Lila Raicek takes her title from the final words of Henrik Ibsen’s play and borrows quite a lot from it, but it is offered as a new play, not as an adaption or updating.
Her Henry Solness, like his Halvard, is a successful architect, a Brit in the US with a swish home in the Hamptons (elegantly styled by Richard Kent with views of blue sea and windswept beach lined with long grasses) while his wife, now called Elena, is a successful publishing executive. Henry, once hailed as a star in the architectural firmament but now less self-assured, is played by Ewan McGregor, back on stage after 17 years' absence, and sharp-tongued, unforgiving Elena by Kate Fleetwood.
Henry has been responsible for a new chapel nearby, his pyramid-inspired replacement for one destroyed by fire ten years ago, a fire which also claimed the life of his young son. That is a death for which Elena still blames Henry.
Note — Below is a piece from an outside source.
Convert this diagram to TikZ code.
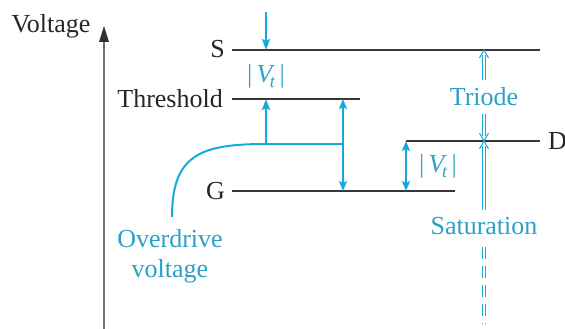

It is the eve of the July 4th and the unveiling of the new chapel building. Elena has a dinner planned to which she has invited his former assistant, and now rival, Ragnar (David Ajala), who is just back from Nigeria and talking of building in eco-friendly seaweed. She has also invited high-flying journalist Mathilde (Elizabeth Debicki, memorable as Princess Diana in the Netflix The Crown), who has a back-story with Henry on which Elena knows she has based a novel of which Elena has seen the manuscript.
The sight of Mathilde reawakens a ten-year-old passion in Henry, while Elena has her sights set on Ragnar—who is already having an affair with her assistant Kaia (Mirren Mack).
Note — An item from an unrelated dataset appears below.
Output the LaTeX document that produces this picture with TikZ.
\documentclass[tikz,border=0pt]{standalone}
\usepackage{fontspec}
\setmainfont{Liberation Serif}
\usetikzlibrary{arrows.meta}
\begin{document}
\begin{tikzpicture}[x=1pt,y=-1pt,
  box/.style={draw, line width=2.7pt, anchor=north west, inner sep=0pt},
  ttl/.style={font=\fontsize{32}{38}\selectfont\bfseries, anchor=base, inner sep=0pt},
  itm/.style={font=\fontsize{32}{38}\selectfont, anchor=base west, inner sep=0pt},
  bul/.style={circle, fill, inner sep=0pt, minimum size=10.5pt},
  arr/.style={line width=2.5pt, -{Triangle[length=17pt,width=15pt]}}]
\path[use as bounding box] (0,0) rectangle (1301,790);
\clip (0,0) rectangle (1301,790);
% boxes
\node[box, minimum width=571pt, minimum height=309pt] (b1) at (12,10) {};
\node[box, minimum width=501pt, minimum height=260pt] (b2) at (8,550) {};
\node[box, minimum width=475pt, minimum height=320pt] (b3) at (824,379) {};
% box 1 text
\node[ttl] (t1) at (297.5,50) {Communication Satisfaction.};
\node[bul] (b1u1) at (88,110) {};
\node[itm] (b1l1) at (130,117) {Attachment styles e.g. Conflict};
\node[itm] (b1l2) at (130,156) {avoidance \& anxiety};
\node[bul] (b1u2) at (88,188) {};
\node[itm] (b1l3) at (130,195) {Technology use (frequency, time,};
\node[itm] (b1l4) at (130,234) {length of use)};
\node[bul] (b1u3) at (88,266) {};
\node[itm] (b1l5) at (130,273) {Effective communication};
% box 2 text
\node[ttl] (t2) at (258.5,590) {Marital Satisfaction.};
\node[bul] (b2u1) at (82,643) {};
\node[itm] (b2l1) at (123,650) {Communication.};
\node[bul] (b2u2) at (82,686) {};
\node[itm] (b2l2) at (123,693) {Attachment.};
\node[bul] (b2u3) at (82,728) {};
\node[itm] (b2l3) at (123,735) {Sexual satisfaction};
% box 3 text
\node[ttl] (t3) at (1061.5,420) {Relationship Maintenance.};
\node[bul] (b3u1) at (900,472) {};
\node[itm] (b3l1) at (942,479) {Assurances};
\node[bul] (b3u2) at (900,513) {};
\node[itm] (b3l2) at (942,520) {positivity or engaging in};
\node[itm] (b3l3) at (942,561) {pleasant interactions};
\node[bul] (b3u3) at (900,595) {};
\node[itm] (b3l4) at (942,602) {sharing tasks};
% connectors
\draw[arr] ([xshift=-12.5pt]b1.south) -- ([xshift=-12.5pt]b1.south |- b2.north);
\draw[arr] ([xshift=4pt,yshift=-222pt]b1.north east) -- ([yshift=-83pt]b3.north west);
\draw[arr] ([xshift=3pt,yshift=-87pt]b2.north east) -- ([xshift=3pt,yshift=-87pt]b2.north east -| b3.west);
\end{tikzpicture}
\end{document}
Whether it is Ragnar flaunting himself in swimwear or Elena and Mathilde gowned full-length in slinky silk, this is world of competitive people, unforgiving and lustful, where McGregor’s Henry, aware of his age, seems disadvantaged. None of these people is seems really likeable. Henry seems a sad figure set against the rest of them. He may be pretentious—calling his chapel a “star shafted portal from life into the celestial afterlife,” his unconsummated relationship with young Mathilde “the bright star in the dark tunnel of my life”—but, despite the highfaluting language, he is nearest to gaining my empathy.
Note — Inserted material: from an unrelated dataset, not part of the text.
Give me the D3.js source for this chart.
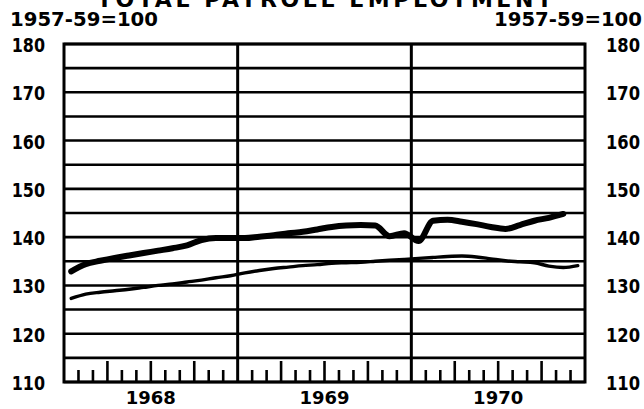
<!DOCTYPE html>
<html>
<head>
<meta charset="utf-8">
<script src="https://cdn.jsdelivr.net/npm/d3@7"></script>
<style>
  html, body { margin: 0; padding: 0; background: #fff; }
  svg { display: block; }
  text { font-family: "DejaVu Sans", sans-serif; font-weight: bold; fill: #000; }
</style>
</head>
<body>
<script>
// ---- data ----
const title = "TOTAL PAYROLL EMPLOYMENT";
const baseLabel = "1957-59=100";
const years = ["1968", "1969", "1970"];
const yTickValues = [110, 120, 130, 140, 150, 160, 170, 180];
const yGridValues = [110, 115, 120, 125, 130, 135, 140, 145, 150, 155, 160, 165, 170, 175, 180];
// monthly index values, Jan 1968 .. Nov 1970 (thick line)
const thickSeries = [
  132.9, 134.4, 135.1, 135.7, 136.2, 136.7, 137.2, 137.7, 138.3, 139.4, 139.8, 139.8,
  139.8, 140.1, 140.4, 140.8, 141.1, 141.6, 142.1, 142.4, 142.5, 142.4, 140.2, 140.8,
  139.2, 143.4, 143.6, 143.2, 142.7, 142.1, 141.7, 142.5, 143.4, 144.0, 144.8
];
// monthly index values, Jan 1968 .. Dec 1970 (thin line)
const thinSeries = [
  127.3, 128.2, 128.6, 128.9, 129.2, 129.6, 130.0, 130.3, 130.7, 131.1, 131.6, 132.0,
  132.6, 133.1, 133.5, 133.8, 134.1, 134.3, 134.6, 134.7, 134.8, 135.0, 135.2, 135.4,
  135.6, 135.8, 136.0, 136.1, 135.9, 135.5, 135.1, 134.9, 134.7, 134.0, 133.7, 134.1
];

// ---- layout ----
const W = 644, H = 409;
const L = 64, R = 585, T = 44, B = 382;

const svg = d3.select("body").append("svg").attr("width", W).attr("height", H);

const x = d3.scaleLinear().domain([0, 36]).range([L, R]);
const y = d3.scaleLinear().domain([110, 180]).range([B, T]);

// grid lines
svg.append("g").selectAll("line").data(yGridValues).join("line")
  .attr("x1", L).attr("x2", R)
  .attr("y1", d => y(d)).attr("y2", d => y(d))
  .attr("stroke", "#000").attr("stroke-width", 2.6);

// year divider lines
svg.append("g").selectAll("line").data([12, 24]).join("line")
  .attr("x1", d => x(d)).attr("x2", d => x(d))
  .attr("y1", T).attr("y2", B)
  .attr("stroke", "#000").attr("stroke-width", 3);

// frame
svg.append("rect").attr("x", L).attr("y", T).attr("width", R - L).attr("height", B - T)
  .attr("fill", "none").attr("stroke", "#000").attr("stroke-width", 3);

// month ticks
const months = d3.range(1, 36).filter(m => m % 12 !== 0);
svg.append("g").selectAll("line").data(months).join("line")
  .attr("x1", d => x(d)).attr("x2", d => x(d))
  .attr("y1", B).attr("y2", d => d % 3 === 0 ? B - 21 : B - 12)
  .attr("stroke", "#000").attr("stroke-width", 2.6);

// series lines
const line = d3.line()
  .x((d, i) => x(i + 0.5))
  .y(d => y(d))
  .curve(d3.curveMonotoneX);

svg.append("path").datum(thinSeries).attr("d", line)
  .attr("fill", "none").attr("stroke", "#000").attr("stroke-width", 3.4)
  .attr("stroke-linecap", "round").attr("stroke-linejoin", "round");

svg.append("path").datum(thickSeries).attr("d", line)
  .attr("fill", "none").attr("stroke", "#000").attr("stroke-width", 6)
  .attr("stroke-linecap", "round").attr("stroke-linejoin", "round");

// y labels left and right (condensed via horizontal scale)
svg.append("g").selectAll("text").data(yTickValues).join("text")
  .attr("transform", d => `translate(45,${y(d) + 8}) scale(0.84,1)`)
  .attr("text-anchor", "end").attr("font-size", 19)
  .text(d => d);
svg.append("g").selectAll("text").data(yTickValues).join("text")
  .attr("transform", d => `translate(606,${y(d) + 8}) scale(0.86,1)`)
  .attr("text-anchor", "start").attr("font-size", 19)
  .text(d => d);

// year labels
svg.append("g").selectAll("text").data(years).join("text")
  .attr("transform", (d, i) => `translate(${x(i * 12 + 6)},404) scale(1,1)`)
  .attr("text-anchor", "middle").attr("font-size", 18)
  .text(d => d);

// base labels
svg.append("text").attr("x", 10).attr("y", 26).attr("font-size", 20)
  .attr("textLength", 148).attr("lengthAdjust", "spacingAndGlyphs").text(baseLabel);
svg.append("text").attr("x", 494).attr("y", 26).attr("font-size", 20)
  .attr("textLength", 148).attr("lengthAdjust", "spacingAndGlyphs").text(baseLabel);

// title (partly cut off at the top, as in the reference)
svg.append("text").attr("x", 97).attr("y", 7).attr("font-size", 22)
  .attr("textLength", 455).attr("lengthAdjust", "spacing").text(title);
</script>
</body>
</html>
This is a play devoid of dramatic action until its very end, but there is a succession of intense confrontations when the air sizzles and the audience is held in the silence. Its satirical picture of arty East Coast society comes to glitzy life in Michael Grandage’s production and provides quite a few laughs, and its cast unleash some high-powered performances, but it feels too contrived to be moving. If only the script had the subtlety of Paule Constable’s lighting. The echo of Ibsen impedes rather than helps it.